Last updated : July 04, 2024

Related Topics : Linked List, Two Pointers, Sorting

Acceptance Rate : 66.92 %

I decided for simplicity to do the reversal of the negative node order separately than splitting the negatives and positives.

In theory it would have been better to just return tuples of the new negative pointer and new positive pointer but I decided against it to try to aim for a better completion time this time.

Steps that I took:

  1. Create dummy heads for the negative and positive chains
  2. Iterate through the LinkedList, concatinating the current node to their respective dummy chain (negative or positive values)
  3. Reverse the negative chain using a recursive helper
  4. Attach the positive head to the end of the newly reversed negative chain
  5. Return the head of the negative chain

In the end, this retains a $O(n)$ runtime and $O(1)$ space.
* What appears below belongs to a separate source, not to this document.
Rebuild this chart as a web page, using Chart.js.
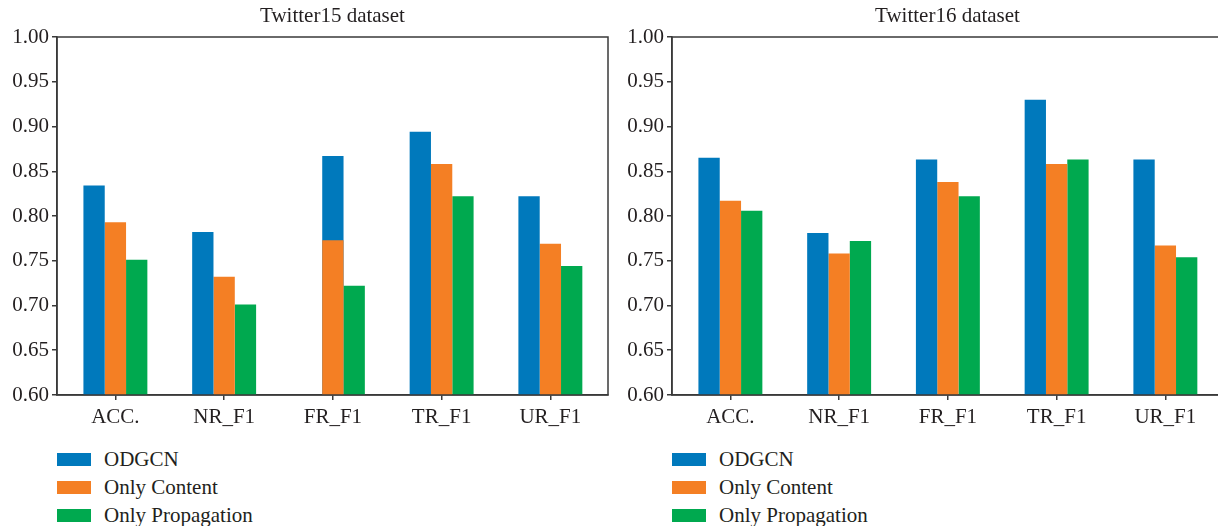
<!DOCTYPE html>
<html>
<head>
<meta charset="utf-8">
<script src="https://cdn.jsdelivr.net/npm/chart.js@4.4.0/dist/chart.umd.min.js"></script>
<style>
  body { margin: 0; width: 1218px; height: 526px; overflow: hidden; background: #fff; position: relative; font-family: "Liberation Serif", "DejaVu Serif", serif; color: #231f20; }
  .panel { position: absolute; top: 0; width: 610px; height: 526px; }
  .panel canvas { position: absolute; left: 0; top: 0; }
  .legend { position: absolute; left: 57px; top: 445px; }
  .legend div { height: 28px; display: flex; align-items: center; font-size: 21px; }
  .legend span.sw { display: inline-block; width: 34px; height: 13px; margin-right: 13px; }
</style>
</head>
<body>
<div class="panel" style="left:0"><canvas id="chart15" width="610" height="430"></canvas><div class="legend" id="legend15"></div></div>
<div class="panel" style="left:615px"><canvas id="chart16" width="610" height="430"></canvas><div class="legend" id="legend16"></div></div>
<script>
var categories = ['ACC.', 'NR_F1', 'FR_F1', 'TR_F1', 'UR_F1'];
var seriesNames = ['ODGCN', 'Only Content', 'Only Propagation'];
var seriesColors = ['#0079bc', '#f47f24', '#00a94f'];
var yTicks = [0.60, 0.65, 0.70, 0.75, 0.80, 0.85, 0.90, 0.95, 1.00];

// Twitter15
var t15Odgcn = [0.834, 0.782, 0.867, 0.894, 0.822];
var t15Content = [0.793, 0.732, 0.773, 0.858, 0.769];
var t15Propagation = [0.751, 0.701, 0.722, 0.822, 0.744];
// in the original figure the ODGCN bar of FR_F1 sits behind the orange one
var t15ShiftedIndex = 2;

// Twitter16
var t16Odgcn = [0.865, 0.781, 0.863, 0.930, 0.863];
var t16Content = [0.817, 0.758, 0.838, 0.858, 0.767];
var t16Propagation = [0.806, 0.772, 0.822, 0.863, 0.754];

var axisColor = '#3a3a3a';
var textColor = '#231f20';
var font = { family: '"Liberation Serif", "DejaVu Serif", serif', size: 21 };

var boxPlugin = {
    id: 'box',
    afterDraw: function (chart) {
        var a = chart.chartArea, ctx = chart.ctx;
        ctx.save();
        ctx.strokeStyle = axisColor;
        ctx.lineWidth = 1.5;
        ctx.strokeRect(a.left, a.top, a.right - a.left, a.bottom - a.top);
        ctx.fillStyle = textColor;
        ctx.font = '21px ' + font.family;
        ctx.textAlign = 'center';
        ctx.textBaseline = 'middle';
        ctx.fillText(chart.options.plugins.box.title, (a.left + a.right) / 2, 16);
        ctx.restore();
    }
};

function points(values, keep) {
    return values.map(function (v, i) {
        return { x: i, y: keep(i) ? v : null };
    });
}

function makeChart(id, title, odgcn, content, propagation, shifted) {
    var all = function () { return true; };
    var datasets = [
        { label: seriesNames[0], data: points(odgcn, function (i) { return i !== shifted; }), backgroundColor: seriesColors[0], stack: 'a' },
        { label: seriesNames[1], data: points(content, all), backgroundColor: seriesColors[1], stack: 'b' },
        { label: seriesNames[2], data: points(propagation, all), backgroundColor: seriesColors[2], stack: 'c' },
        { label: seriesNames[0] + ' ', data: points(odgcn, function (i) { return i === shifted; }), backgroundColor: seriesColors[0], stack: 'b' }
    ];
    datasets.forEach(function (d) {
        d.categoryPercentage = 0.588;
        d.barPercentage = 1.0;
        d.borderWidth = 0;
    });
    return new Chart(document.getElementById(id), {
        type: 'bar',
        data: { datasets: datasets },
        plugins: [boxPlugin],
        options: {
            responsive: false,
            animation: false,
            layout: { padding: { top: 37, right: 2, left: 0, bottom: 0 } },
            plugins: {
                legend: { display: false },
                tooltip: { enabled: false },
                box: { title: title }
            },
            scales: {
                x: {
                    type: 'linear',
                    offset: false,
                    min: -0.537,
                    max: 4.53,
                    afterBuildTicks: function (s) { s.ticks = categories.map(function (c, i) { return { value: i }; }); },
                    grid: { display: true, offset: false, drawOnChartArea: false, tickLength: 5, tickColor: axisColor, lineWidth: 1.5 },
                    border: { color: axisColor, width: 1.5 },
                    ticks: {
                        color: textColor, font: font, padding: 5, maxRotation: 0, autoSkip: false,
                        callback: function (v) { return categories[v]; }
                    },
                    afterFit: function (s) { s.height = 35; }
                },
                y: {
                    stacked: false,
                    min: 0.6,
                    max: 1.0,
                    afterBuildTicks: function (s) { s.ticks = yTicks.map(function (v) { return { value: v }; }); },
                    grid: { display: true, drawOnChartArea: false, tickLength: 5, tickColor: axisColor, lineWidth: 1.5 },
                    border: { color: axisColor, width: 1.5 },
                    ticks: {
                        color: textColor, font: font, padding: 3,
                        callback: function (v) { return Number(v).toFixed(2); }
                    },
                    afterFit: function (s) { s.width = 57; }
                }
            }
        }
    });
}

function makeLegend(id) {
    var el = document.getElementById(id);
    seriesNames.forEach(function (name, i) {
        var row = document.createElement('div');
        row.innerHTML = '<span class="sw" style="background:' + seriesColors[i] + '"></span>' + name;
        el.appendChild(row);
    });
}

makeChart('chart15', 'Twitter15 dataset', t15Odgcn, t15Content, t15Propagation, t15ShiftedIndex);
makeChart('chart16', 'Twitter16 dataset', t16Odgcn, t16Content, t16Propagation, -1);
makeLegend('legend15');
makeLegend('legend16');
</script>
</body>
</html>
It however does make multiple passes (1 pass of ALL, 2 passes of NEGATIVES).

Solutions

Python

m2046 O(n).py

# Definition for singly-linked list.
# class ListNode:
#     def __init__(self, val=0, next=None):
#         self.val = val
#         self.next = next
class Solution:
    def sortLinkedList(self, head: Optional[ListNode]) -> Optional[ListNode]:
        # Dummy nodes
        negativeChain = ListNode()
        negativeChainHead = negativeChain

        positiveChain = ListNode()
        positiveChainHead = positiveChain

        curr = head

        while curr :
            if curr.val < 0 :
                negativeChain.next = curr
                negativeChain = curr
            else :
                positiveChain.next = curr
                positiveChain = curr
            curr = curr.next
        positiveChain.next = None
        negativeChain.next = None
        negativeChainHead = negativeChainHead.next
        positiveChainHead = positiveChainHead.next

        # Reverse negatives
        def reverseChain(curr: Optional[ListNode], prev: Optional[ListNode]) -> Optional[ListNode] : # return new head
            output = curr
            if not curr :
                return None
            if curr.next :
                output = reverseChain(curr.next, curr)
            curr.next = prev
            return output
        
        newHead = reverseChain(negativeChainHead, None)

        curr = newHead
        while curr and curr.next :
            curr = curr.next

        if curr :
            curr.next = positiveChainHead
            return newHead
        return positiveChainHead